Second, consideration of this issue is completely unnecessary in light of our determination that the Commission's orders must be set aside because they are based upon legal standards which differ from those contained in the presently existing Soft Drink Act. Since petitioners and intervenors have obtained through legislative enactment the relief which they sought in this appeal, sound judicial administration counsels against investing further judicial resources in an issue whose resolution is not required to dispose of this case.3
Since we perceive no harm to petitioners and intervenors flowing from a return of these proceedings to the Commission solely for dismissal of the complaints, we accede to the FTC's request that the cases be remanded for that limited purpose. We see no reason at this late date, however, for the FTC to attempt to state any reasons for the dismissal. The reason is simply that the agency ruled on the legality of the challenged provisions under legal standards that differ from those contained in the subsequently enacted statute which, by virtue of its enactment, has acquired controlling significance. For this same reason the dismissal is without prejudice to any future proceedings that might be brought under the standards of the Soft Drink Act.
For the foregoing reasons, the orders appealed from are set aside, and the cases are remanded to the Commission for further proceedings not inconsistent with this opinion.
Circuit Judge Leventhal, a member of the panel which heard oral argument in this case, died before the case was decided
15 U.S.C. § 45(a)(1) provides:
Unfair methods of competition in commerce, and unfair or deceptive acts or practices in commerce, are declared unlawful.

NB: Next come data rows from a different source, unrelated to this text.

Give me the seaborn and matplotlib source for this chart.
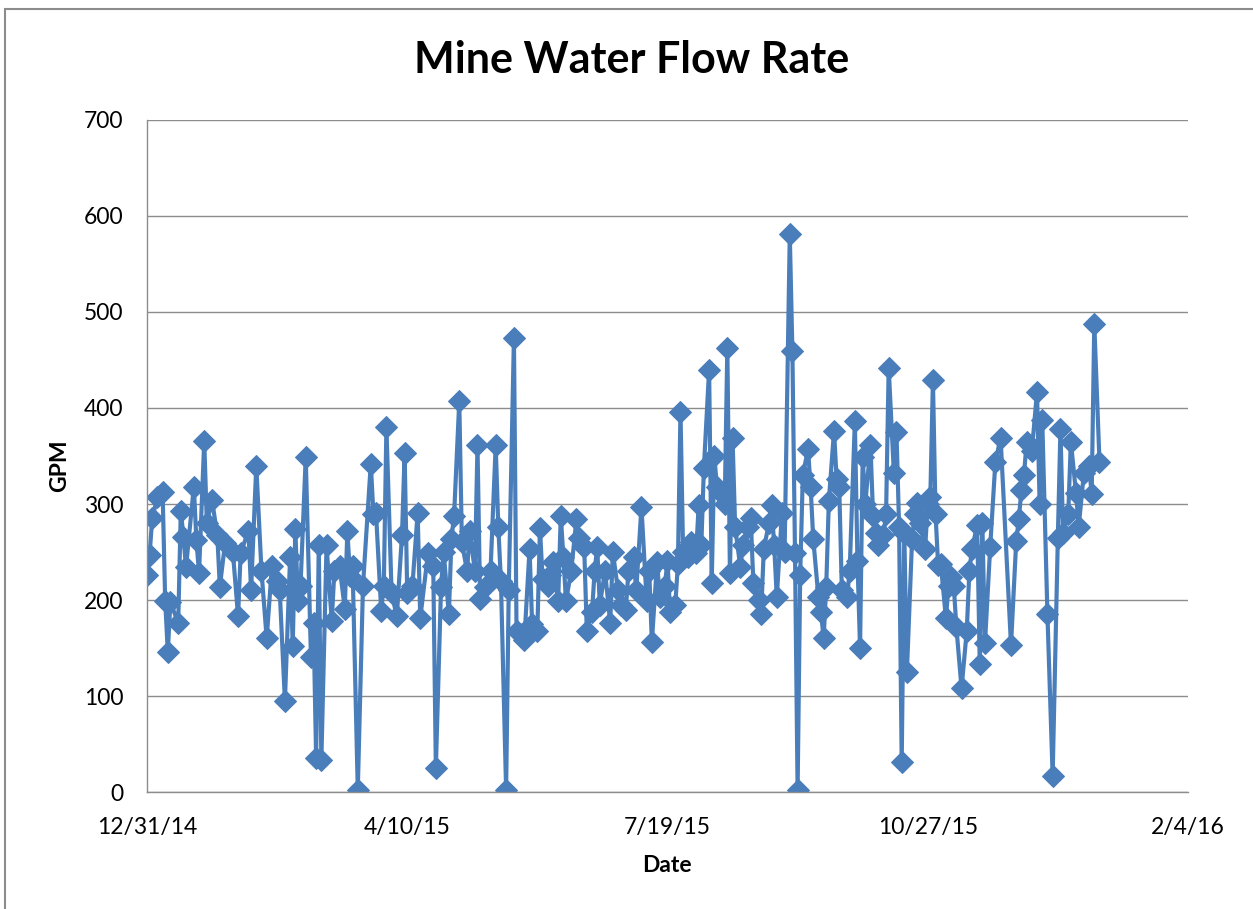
import pandas as pd
import matplotlib
matplotlib.use("Agg")
import matplotlib.pyplot as plt
import matplotlib.dates as mdates
import seaborn as sns

# days after 12/31/14 and the flow rate read for each sample
days = [0, 1, 2, 4, 6, 7, 8, 9, 12, 13, 14, 15, 18, 19, 20, 22, 23, 25, 27, 28,
        30, 33, 35, 36, 39, 40, 42, 44, 46, 48, 50, 51, 53, 55, 56, 57, 58, 59, 61, 63,
        64, 65, 66, 67, 69, 71, 72, 74, 76, 77, 78, 79, 81, 83, 86, 87, 88, 90, 91, 92,
        94, 96, 98, 99, 100, 102, 104, 105, 108, 110, 111, 113, 114, 116, 117, 118, 120, 121, 123, 124,
        126, 127, 128, 130, 132, 134, 135, 136, 138, 139, 141, 142, 144, 145, 147, 148, 150, 151, 152, 154,
        155, 156, 158, 159, 160, 161, 163, 165, 166, 168, 169, 171, 172, 173, 174, 176, 178, 179, 181, 182,
        184, 185, 187, 188, 190, 192, 193, 194, 196, 197, 199, 200, 201, 203, 204, 205, 206, 208, 209, 211,
        212, 213, 214, 216, 217, 218, 219, 221, 222, 223, 224, 225, 226, 228, 229, 231, 232, 233, 235, 236,
        237, 239, 240, 241, 242, 244, 245, 247, 248, 249, 250, 251, 252, 254, 255, 256, 258, 259, 260, 261,
        262, 264, 265, 266, 267, 269, 270, 272, 273, 274, 275, 276, 278, 279, 280, 281, 283, 284, 285, 287,
        288, 289, 290, 291, 292, 294, 295, 296, 297, 299, 300, 301, 302, 303, 304, 305, 307, 308, 309, 310,
        311, 313, 315, 316, 317, 319, 320, 321, 322, 324, 326, 328, 332, 334, 335, 336, 337, 338, 340, 342,
        343, 344, 346, 348, 350, 351, 352, 354, 355, 357, 358, 360, 362, 363, 364, 366]
gpm = [226, 247, 285, 307, 313, 199, 146, 198, 176, 293, 266, 234, 318, 262, 228, 366, 280, 304, 268, 214,
       259, 250, 183, 249, 272, 210, 340, 230, 160, 235, 220, 210, 95, 245, 152, 274, 199, 215, 349, 141,
       176, 35, 257, 33, 257, 178, 230, 235, 191, 272, 225, 235, 2, 215, 342, 290, 291, 189, 215, 380,
       207, 183, 268, 353, 207, 215, 291, 181, 249, 235, 25, 214, 250, 185, 264, 288, 407, 260, 230, 272,
       230, 361, 201, 214, 230, 361, 276, 220, 2, 210, 473, 168, 165, 158, 253, 175, 168, 275, 222, 215,
       226, 240, 199, 288, 245, 199, 230, 284, 265, 255, 168, 187, 230, 255, 195, 230, 176, 250, 210, 195,
       190, 230, 245, 210, 297, 199, 230, 156, 240, 203, 215, 241, 187, 195, 237, 396, 250, 245, 260, 249,
       299, 257, 338, 440, 218, 350, 318, 310, 300, 463, 228, 369, 276, 234, 257, 276, 285, 218, 200, 185,
       253, 280, 299, 257, 203, 291, 250, 581, 459, 249, 2, 226, 330, 357, 318, 264, 203, 187, 160, 214,
       303, 376, 326, 318, 210, 203, 230, 386, 241, 150, 349, 300, 361, 288, 270, 257, 268, 290, 442, 332,
       375, 276, 31, 270, 125, 264, 290, 301, 280, 253, 300, 307, 429, 290, 236, 238, 181, 215, 224, 215,
       172, 108, 168, 230, 253, 278, 133, 280, 155, 255, 344, 369, 153, 261, 284, 315, 330, 365, 355, 417,
       300, 388, 185, 17, 265, 378, 270, 290, 365, 311, 276, 332, 340, 310, 488, 344]

tick_dates = ["2014-12-31", "2015-04-10", "2015-07-19", "2015-10-27", "2016-02-04"]
tick_labels = ["12/31/14", "4/10/15", "7/19/15", "10/27/15", "2/4/16"]
y_ticks = [0, 100, 200, 300, 400, 500, 600, 700]

df = pd.DataFrame({
    "Date": pd.Timestamp("2014-12-31") + pd.to_timedelta(days, unit="D"),
    "GPM": gpm,
})

sns.set_style("white")
plt.rcParams["font.family"] = ["Lato", "DejaVu Sans"]
plt.rcParams["text.color"] = "black"
plt.rcParams["axes.labelcolor"] = "black"
plt.rcParams["xtick.color"] = "black"
plt.rcParams["ytick.color"] = "black"

fig = plt.figure(figsize=(12.53, 9.09), dpi=100)
ax = fig.add_axes([0.1173, 0.1287, 0.8308, 0.7393])

blue = "#4A7EBB"
sns.lineplot(data=df, x="Date", y="GPM", ax=ax, estimator=None, sort=False,
             color=blue, linewidth=3, marker="D", markersize=11,
             markeredgecolor=blue, markerfacecolor=blue)

ax.set_xlim(pd.Timestamp(tick_dates[0]), pd.Timestamp(tick_dates[-1]))
ax.set_ylim(0, 700)
ax.set_xticks([mdates.date2num(pd.Timestamp(d)) for d in tick_dates])
ax.set_xticklabels(tick_labels, fontsize=16.5)
ax.set_yticks(y_ticks)
ax.set_yticklabels([str(v) for v in y_ticks], fontsize=16.5)
ax.yaxis.grid(True, color="#8c8c8c", linewidth=1)
ax.set_axisbelow(True)
for side in ["top", "right"]:
    ax.spines[side].set_visible(False)
for side in ["left", "bottom"]:
    ax.spines[side].set_color("#8c8c8c")
    ax.spines[side].set_linewidth(1)
ax.tick_params(axis="x", length=0, pad=18)
ax.tick_params(axis="y", length=0, pad=17)

ax.set_xlabel("Date", fontsize=16.5, fontweight="bold", va="center")
ax.xaxis.set_label_coords(0.4995, -0.110)
ax.set_ylabel("GPM", fontsize=16.5, fontweight="bold", va="center")
ax.yaxis.set_label_coords(-0.0836, 0.485)
fig.text(0.504, 0.934, "Mine Water Flow Rate", ha="center", va="center",
         fontsize=31, fontweight="bold", color="black")

# outer chart border
fig.patches.append(plt.Rectangle((0.004, -0.01), 1.05, 1.0, transform=fig.transFigure,
                                 fill=False, edgecolor="#8c8c8c", linewidth=1.5))

fig.savefig("out.png", dpi=100)
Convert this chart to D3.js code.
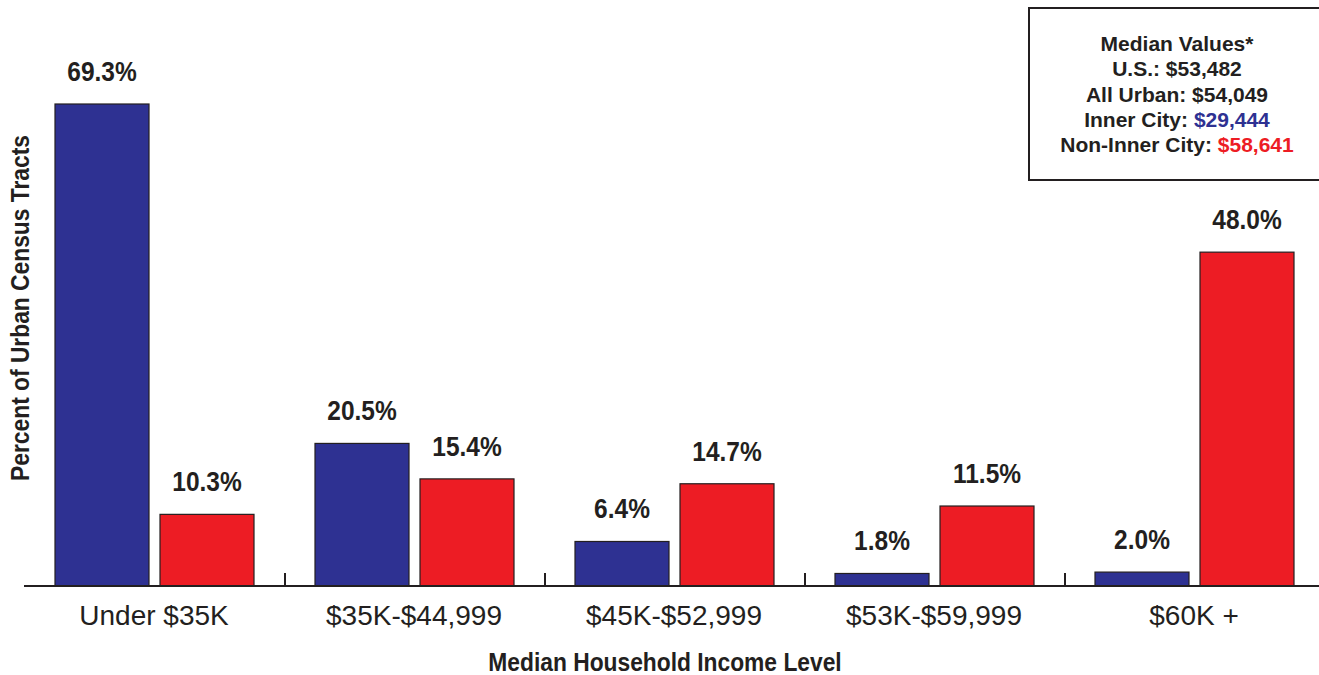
<!DOCTYPE html>
<html>
<head>
<meta charset="utf-8">
<script src="https://cdn.jsdelivr.net/npm/d3@7"></script>
<style>
  body { margin: 0; background: #fff; }
  text { font-family: "Liberation Sans", Arial, sans-serif; fill: #231f20; }
</style>
</head>
<body>
<svg width="1319" height="675"></svg>
<script>
var categories = ["Under $35K", "$35K-$44,999", "$45K-$52,999", "$53K-$59,999", "$60K +"];
var series = ["Inner City", "Non-Inner City"];
var innerCity = [69.3, 20.5, 6.4, 1.8, 2.0];
var nonInnerCity = [10.3, 15.4, 14.7, 11.5, 48.0];
var colors = ["#2e3192", "#ed1c24"];
var legendLines = [
  ["Median Values*", ""],
  ["U.S.: $53,482", ""],
  ["All Urban: $54,049", ""],
  ["Inner City: ", "$29,444"],
  ["Non-Inner City: ", "$58,641"]
];

var svg = d3.select("svg"),
    x0 = 25, x1 = 1325,
    baseY = 586;

var x = d3.scaleBand().domain(categories).range([x0, x1]).paddingInner(0).paddingOuter(0);
var xs = d3.scaleBand().domain(series).range([30, 30 + 94 * 2 + 11]).paddingInner(11 / 105).paddingOuter(0);
var y = d3.scaleLinear().domain([0, 69.3]).range([baseY, 104]);

var data = categories.map(function(c, i) {
  return { cat: c, vals: [innerCity[i], nonInnerCity[i]] };
});

var groups = svg.selectAll("g.grp").data(data).enter().append("g")
  .attr("class", "grp")
  .attr("transform", function(d) { return "translate(" + x(d.cat) + ",0)"; });

groups.selectAll("rect").data(function(d) { return d.vals.map(function(v, j) { return { s: series[j], v: v, j: j }; }); })
  .enter().append("rect")
  .attr("x", function(d) { return xs(d.s); })
  .attr("width", xs.bandwidth())
  .attr("y", function(d) { return y(d.v); })
  .attr("height", function(d) { return baseY - y(d.v); })
  .attr("fill", function(d) { return colors[d.j]; })
  .attr("stroke", "#231f20")
  .attr("stroke-width", 1.2);

groups.selectAll("text.val").data(function(d) { return d.vals.map(function(v, j) { return { s: series[j], v: v }; }); })
  .enter().append("text")
  .attr("class", "val")
  .attr("transform", function(d) {
    return "translate(" + (xs(d.s) + xs.bandwidth() / 2) + "," + (y(d.v) - 23) + ") scale(0.98,1.12)";
  })
  .attr("text-anchor", "middle")
  .style("font-size", "25px")
  .style("font-weight", "bold")
  .text(function(d) { return d.v.toFixed(1) + "%"; });

// x axis
var axis = svg.append("g").attr("transform", "translate(0," + baseY + ")");
axis.append("line").attr("x1", 24).attr("x2", 1319).attr("stroke", "#231f20").attr("stroke-width", 2);
axis.selectAll("line.tick").data(categories.slice(1)).enter().append("line")
  .attr("x1", function(d) { return x(d); }).attr("x2", function(d) { return x(d); })
  .attr("y1", 0).attr("y2", -13)
  .attr("stroke", "#231f20").attr("stroke-width", 2);
axis.selectAll("text").data(categories).enter().append("text")
  .attr("x", function(d) { return x(d) + 30 + 99; })
  .attr("y", 39)
  .attr("text-anchor", "middle")
  .style("font-size", "28px")
  .text(function(d) { return d; });

svg.append("text")
  .attr("transform", "translate(665,671) scale(0.95,1.1)")
  .attr("text-anchor", "middle")
  .style("font-size", "24px").style("font-weight", "bold")
  .text("Median Household Income Level");

svg.append("text")
  .attr("transform", "translate(29,308) rotate(-90) scale(0.95,1.1)")
  .attr("text-anchor", "middle")
  .style("font-size", "24px").style("font-weight", "bold")
  .text("Percent of Urban Census Tracts");

// legend box
var leg = svg.append("g");
leg.append("rect").attr("x", 1029).attr("y", 8).attr("width", 300).attr("height", 172)
  .attr("fill", "#fff").attr("stroke", "#231f20").attr("stroke-width", 2);
var lt = leg.selectAll("text").data(legendLines).enter().append("text")
  .attr("x", 1177).attr("y", function(d, i) { return 51 + i * 25.3; })
  .attr("text-anchor", "middle")
  .style("font-size", "21px").style("font-weight", "bold");
lt.append("tspan").text(function(d) { return d[0]; });
lt.append("tspan").style("fill", function(d, i) { return i === 3 ? colors[0] : colors[1]; })
  .text(function(d) { return d[1]; });
</script>
</body>
</html>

Judge Leventhal who had participated in the hearing also died in this intervening period between oral argument and passage of the Act
It better serves the general interest of the administration of justice if the court limits its resources to the determination of those questions and cases that must be decided, especially in view of the ever-mounting docket that besets this and other appellate courts
United States v. Hooper, 432 F.2d 604, 606 (D.C.Cir.1970).